** BEGIN **

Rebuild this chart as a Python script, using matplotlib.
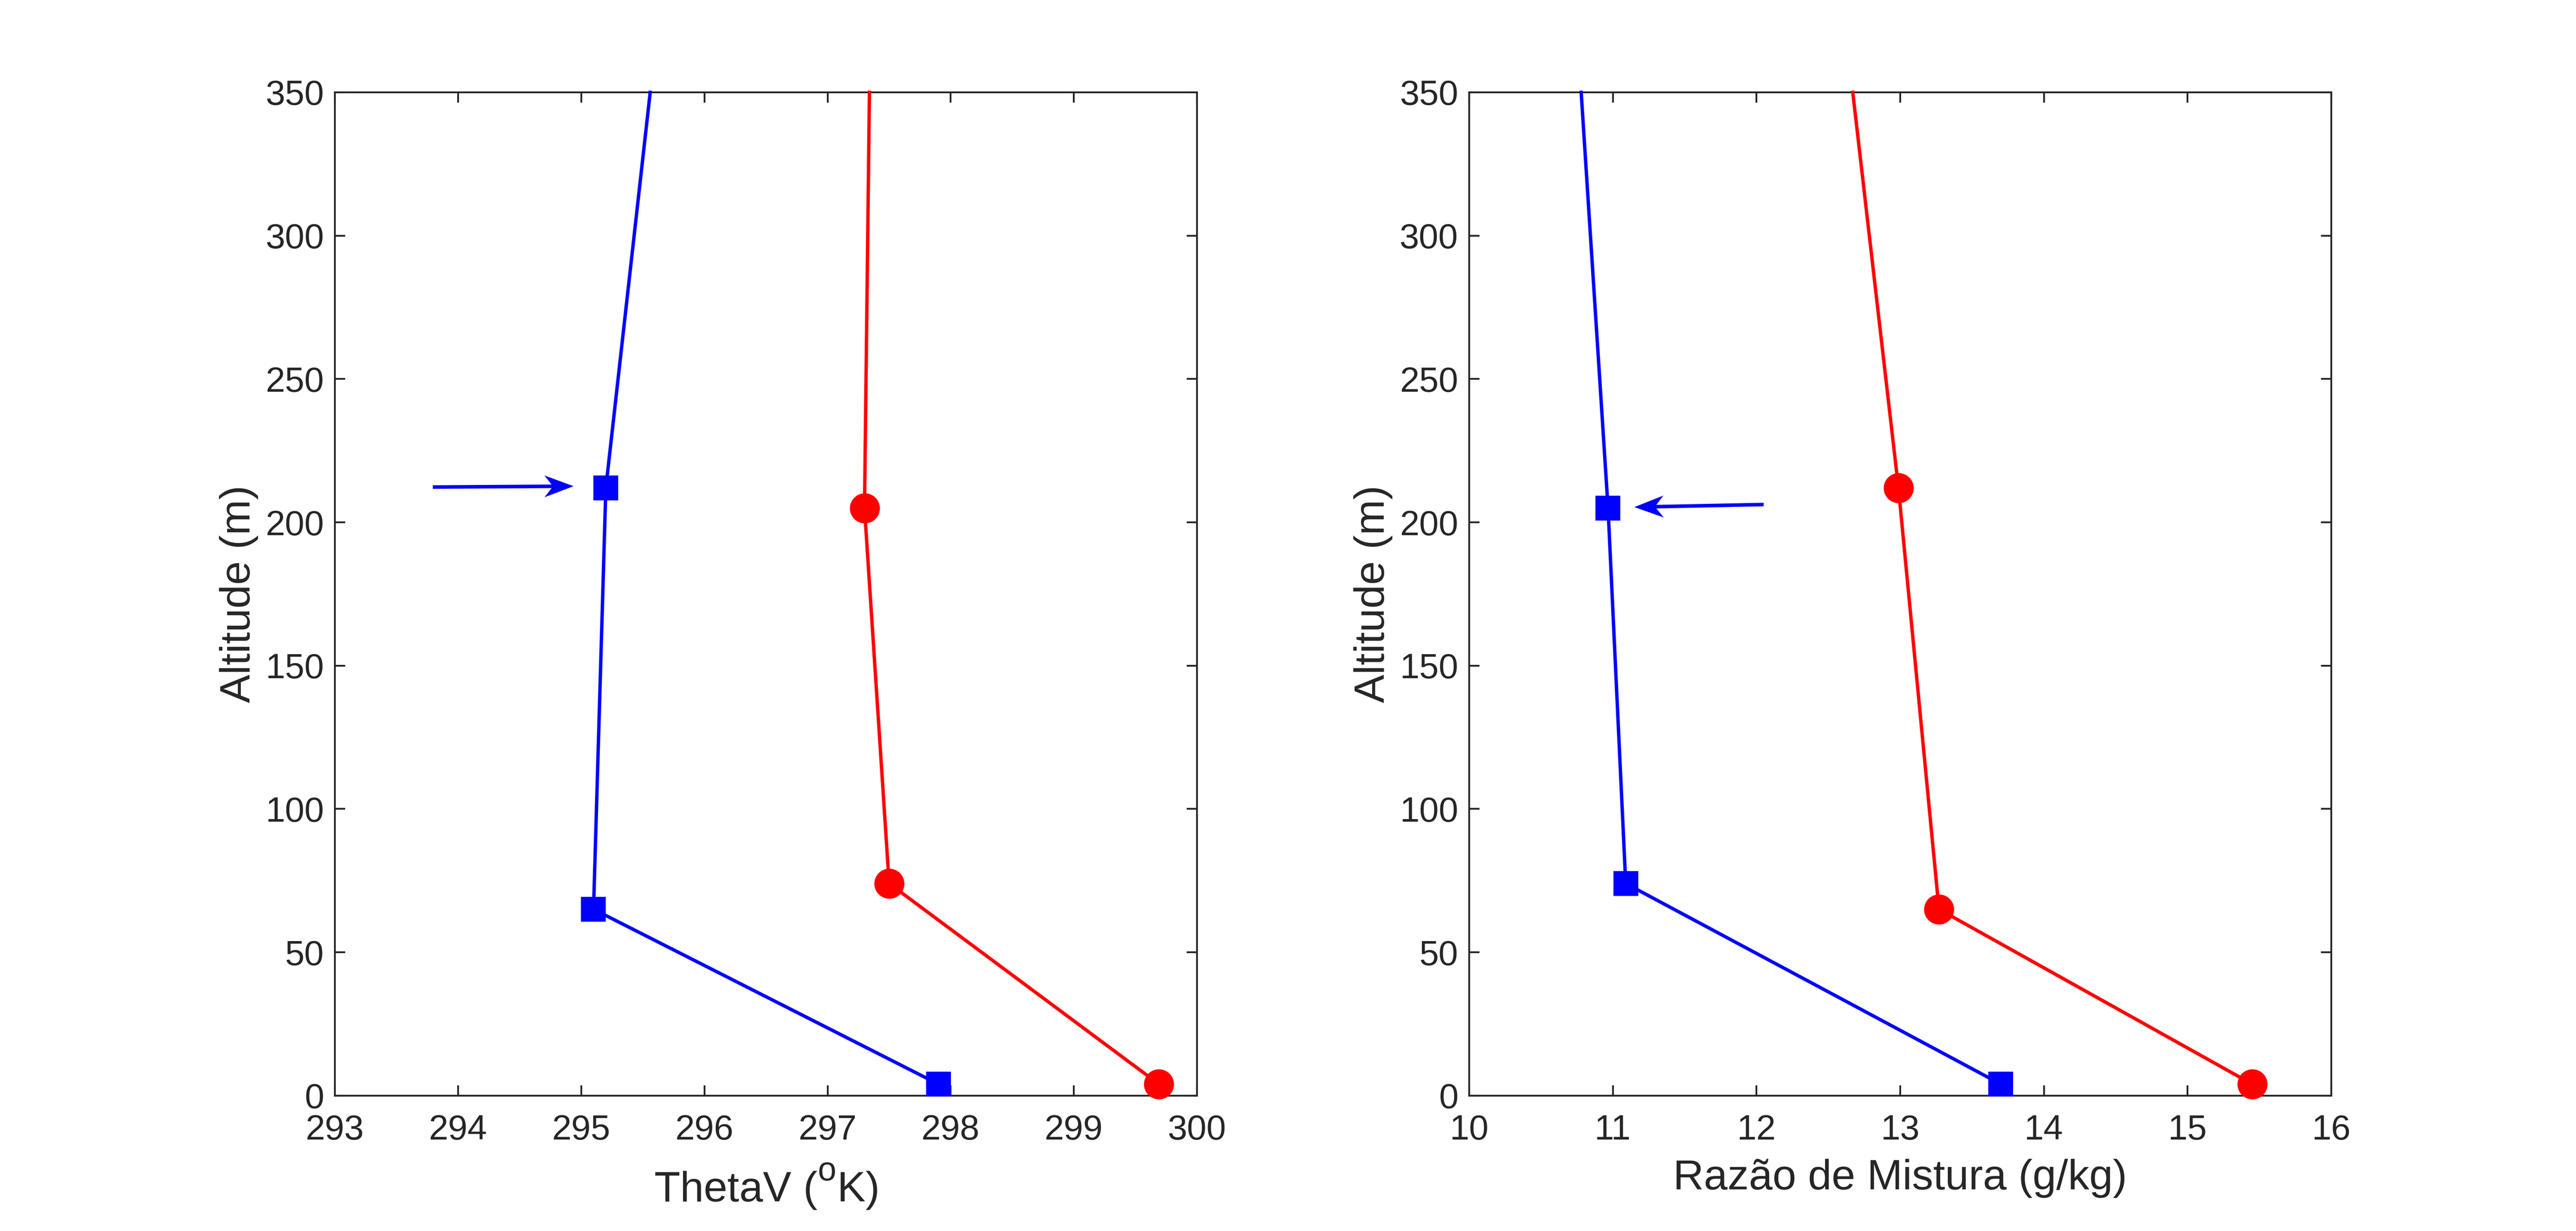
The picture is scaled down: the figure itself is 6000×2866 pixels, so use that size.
import numpy as np
import matplotlib
matplotlib.use("Agg")
import matplotlib.pyplot as plt
from matplotlib.patches import Polygon

# Larger / higher superscript, closer to the reference "(°K)" look
try:
    import matplotlib._mathtext as _mt
    _mt.SHRINK_FACTOR = 0.78
    _mt.FontConstantsBase.sup1 = 0.95
except Exception:
    pass

# ---------------- data ----------------
# Left panel: virtual potential temperature profiles
theta_blue = [297.9, 295.1, 295.2, 295.56]
alt_theta_blue = [4, 65, 212, 350]
theta_red = [299.69, 297.5, 297.3, 297.34]
alt_theta_red = [4, 74, 205, 350]
theta_arrow_x = [293.795, 294.938]   # tail, tip
theta_arrow_y = [212.3, 212.6]

# Right panel: mixing ratio profiles
mix_blue = [13.7, 11.09, 10.967, 10.78]
alt_mix_blue = [4, 74, 205, 350]
mix_red = [15.45, 13.27, 12.988, 12.67]
alt_mix_red = [4, 65, 212, 350]
mix_arrow_x = [12.05, 11.15]          # tail, tip
mix_arrow_y = [206.2, 205.3]

theta_ticks = [293, 294, 295, 296, 297, 298, 299, 300]
mix_ticks = [10, 11, 12, 13, 14, 15, 16]
alt_ticks = [0, 50, 100, 150, 200, 250, 300, 350]

# ---------------- style ----------------
plt.rcParams['font.family'] = ['Liberation Sans', 'DejaVu Sans']
plt.rcParams['mathtext.fontset'] = 'custom'
plt.rcParams['mathtext.rm'] = 'Liberation Sans'
plt.rcParams['mathtext.it'] = 'Liberation Sans'

AX_COLOR = (0.15, 0.15, 0.15)
TICK_FS = 9.8
LABEL_FS = 11.9
LW = 0.95
DPI = 600

fig = plt.figure(figsize=(10, 2866 / DPI), dpi=DPI)
ax1 = fig.add_axes([0.13, 0.11, 0.3347, 0.815])
ax2 = fig.add_axes([0.5703, 0.11, 0.3347, 0.815])


def style_axes(ax, xticks, xlim):
    ax.set_xlim(*xlim)
    ax.set_ylim(0, 350)
    ax.set_xticks(xticks)
    ax.set_yticks(alt_ticks)
    for sp in ax.spines.values():
        sp.set_linewidth(0.5)
        sp.set_color(AX_COLOR)
    ax.tick_params(axis='both', which='both', direction='in', length=2.9,
                   width=0.5, color=AX_COLOR, labelcolor=AX_COLOR,
                   labelsize=TICK_FS, top=True, right=True)
    ax.tick_params(axis='x', pad=5.2)
    ax.tick_params(axis='y', pad=3.0)


def draw_profile(ax, x, y, color, marker, ms):
    ax.plot(x, y, color=color, lw=LW, marker=marker, markersize=ms,
            markerfacecolor=color, markeredgecolor=color, markeredgewidth=LW,
            markevery=[0, 1, 2], clip_on=False, zorder=3)


def draw_arrow(ax, xs, ys, color):
    """MATLAB-like 'vback2' arrow: shaft + notched head (sizes in pixels)."""
    head_len, notch, half_w = 68.0, 48.0, 25.5
    trans = ax.transData
    p0 = trans.transform((xs[0], ys[0]))
    p1 = trans.transform((xs[1], ys[1]))
    d = p1 - p0
    u = d / np.hypot(*d)
    n = np.array([-u[1], u[0]])
    back = p1 - u * head_len
    notch_pt = p1 - u * notch
    head_disp = np.array([p1, back + n * half_w, notch_pt, back - n * half_w])
    inv = trans.inverted()
    head_data = inv.transform(head_disp)
    shaft_end = inv.transform(notch_pt + u * 4)
    ax.plot([xs[0], shaft_end[0]], [ys[0], shaft_end[1]], color=color,
            lw=1.0, solid_capstyle='butt', zorder=4)
    ax.add_patch(Polygon(head_data, closed=True, facecolor=color,
                         edgecolor='none', zorder=5))


# Left panel
style_axes(ax1, theta_ticks, (293, 300))
draw_profile(ax1, theta_blue, alt_theta_blue, 'blue', 's', 5.9)
draw_profile(ax1, theta_red, alt_theta_red, 'red', 'o', 7.45)
draw_arrow(ax1, theta_arrow_x, theta_arrow_y, 'blue')
ax1.set_xlabel(r'ThetaV ($^{\rm o}$K)', fontsize=LABEL_FS, color=AX_COLOR)
ax1.set_ylabel('Altitude (m)', fontsize=LABEL_FS, color=AX_COLOR)
ax1.xaxis.set_label_coords(0.5, -248 / 2336)
ax1.xaxis.label.set_va('baseline')
ax1.yaxis.set_label_coords(-198 / 2008, 0.5)
ax1.yaxis.label.set_va('baseline')

# Right panel
style_axes(ax2, mix_ticks, (10, 16))
draw_profile(ax2, mix_blue, alt_mix_blue, 'blue', 's', 5.9)
draw_profile(ax2, mix_red, alt_mix_red, 'red', 'o', 7.45)
draw_arrow(ax2, mix_arrow_x, mix_arrow_y, 'blue')
ax2.set_xlabel('Razão de Mistura (g/kg)', fontsize=LABEL_FS, color=AX_COLOR)
ax2.set_ylabel('Altitude (m)', fontsize=LABEL_FS, color=AX_COLOR)
ax2.xaxis.set_label_coords(0.5, -218 / 2336)
ax2.xaxis.label.set_va('baseline')
ax2.yaxis.set_label_coords(-198 / 2008, 0.5)
ax2.yaxis.label.set_va('baseline')

fig.savefig('out.png', dpi=DPI, facecolor='white')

** END **

Instruction:
Output each line exactly; omit every picture.

Output of the exercise:
Rebuild this chart as a Python script, using matplotlib.
The picture is scaled down: the figure itself is 6000×2866 pixels, so use that size.
import numpy as np
import matplotlib
matplotlib.use("Agg")
import matplotlib.pyplot as plt
from matplotlib.patches import Polygon

# Larger / higher superscript, closer to the reference "(°K)" look
try:
    import matplotlib._mathtext as _mt
    _mt.SHRINK_FACTOR = 0.78
    _mt.FontConstantsBase.sup1 = 0.95
except Exception:
    pass

# ---------------- data ----------------
# Left panel: virtual potential temperature profiles
theta_blue = [297.9, 295.1, 295.2, 295.56]
alt_theta_blue = [4, 65, 212, 350]
theta_red = [299.69, 297.5, 297.3, 297.34]
alt_theta_red = [4, 74, 205, 350]
theta_arrow_x = [293.795, 294.938]   # tail, tip
theta_arrow_y = [212.3, 212.6]

# Right panel: mixing ratio profiles
mix_blue = [13.7, 11.09, 10.967, 10.78]
alt_mix_blue = [4, 74, 205, 350]
mix_red = [15.45, 13.27, 12.988, 12.67]
alt_mix_red = [4, 65, 212, 350]
mix_arrow_x = [12.05, 11.15]          # tail, tip
mix_arrow_y = [206.2, 205.3]

theta_ticks = [293, 294, 295, 296, 297, 298, 299, 300]
mix_ticks = [10, 11, 12, 13, 14, 15, 16]
alt_ticks = [0, 50, 100, 150, 200, 250, 300, 350]

# ---------------- style ----------------
plt.rcParams['font.family'] = ['Liberation Sans', 'DejaVu Sans']
plt.rcParams['mathtext.fontset'] = 'custom'
plt.rcParams['mathtext.rm'] = 'Liberation Sans'
plt.rcParams['mathtext.it'] = 'Liberation Sans'

AX_COLOR = (0.15, 0.15, 0.15)
TICK_FS = 9.8
LABEL_FS = 11.9
LW = 0.95
DPI = 600

fig = plt.figure(figsize=(10, 2866 / DPI), dpi=DPI)
ax1 = fig.add_axes([0.13, 0.11, 0.3347, 0.815])
ax2 = fig.add_axes([0.5703, 0.11, 0.3347, 0.815])


def style_axes(ax, xticks, xlim):
    ax.set_xlim(*xlim)
    ax.set_ylim(0, 350)
    ax.set_xticks(xticks)
    ax.set_yticks(alt_ticks)
    for sp in ax.spines.values():
        sp.set_linewidth(0.5)
        sp.set_color(AX_COLOR)
    ax.tick_params(axis='both', which='both', direction='in', length=2.9,
                   width=0.5, color=AX_COLOR, labelcolor=AX_COLOR,
                   labelsize=TICK_FS, top=True, right=True)
    ax.tick_params(axis='x', pad=5.2)
    ax.tick_params(axis='y', pad=3.0)


def draw_profile(ax, x, y, color, marker, ms):
    ax.plot(x, y, color=color, lw=LW, marker=marker, markersize=ms,
            markerfacecolor=color, markeredgecolor=color, markeredgewidth=LW,
            markevery=[0, 1, 2], clip_on=False, zorder=3)


def draw_arrow(ax, xs, ys, color):
    """MATLAB-like 'vback2' arrow: shaft + notched head (sizes in pixels)."""
    head_len, notch, half_w = 68.0, 48.0, 25.5
    trans = ax.transData
    p0 = trans.transform((xs[0], ys[0]))
    p1 = trans.transform((xs[1], ys[1]))
    d = p1 - p0
    u = d / np.hypot(*d)
    n = np.array([-u[1], u[0]])
    back = p1 - u * head_len
    notch_pt = p1 - u * notch
    head_disp = np.array([p1, back + n * half_w, notch_pt, back - n * half_w])
    inv = trans.inverted()
    head_data = inv.transform(head_disp)
    shaft_end = inv.transform(notch_pt + u * 4)
    ax.plot([xs[0], shaft_end[0]], [ys[0], shaft_end[1]], color=color,
            lw=1.0, solid_capstyle='butt', zorder=4)
    ax.add_patch(Polygon(head_data, closed=True, facecolor=color,
                         edgecolor='none', zorder=5))


# Left panel
style_axes(ax1, theta_ticks, (293, 300))
draw_profile(ax1, theta_blue, alt_theta_blue, 'blue', 's', 5.9)
draw_profile(ax1, theta_red, alt_theta_red, 'red', 'o', 7.45)
draw_arrow(ax1, theta_arrow_x, theta_arrow_y, 'blue')
ax1.set_xlabel(r'ThetaV ($^{\rm o}$K)', fontsize=LABEL_FS, color=AX_COLOR)
ax1.set_ylabel('Altitude (m)', fontsize=LABEL_FS, color=AX_COLOR)
ax1.xaxis.set_label_coords(0.5, -248 / 2336)
ax1.xaxis.label.set_va('baseline')
ax1.yaxis.set_label_coords(-198 / 2008, 0.5)
ax1.yaxis.label.set_va('baseline')

# Right panel
style_axes(ax2, mix_ticks, (10, 16))
draw_profile(ax2, mix_blue, alt_mix_blue, 'blue', 's', 5.9)
draw_profile(ax2, mix_red, alt_mix_red, 'red', 'o', 7.45)
draw_arrow(ax2, mix_arrow_x, mix_arrow_y, 'blue')
ax2.set_xlabel('Razão de Mistura (g/kg)', fontsize=LABEL_FS, color=AX_COLOR)
ax2.set_ylabel('Altitude (m)', fontsize=LABEL_FS, color=AX_COLOR)
ax2.xaxis.set_label_coords(0.5, -218 / 2336)
ax2.xaxis.label.set_va('baseline')
ax2.yaxis.set_label_coords(-198 / 2008, 0.5)
ax2.yaxis.label.set_va('baseline')

fig.savefig('out.png', dpi=DPI, facecolor='white')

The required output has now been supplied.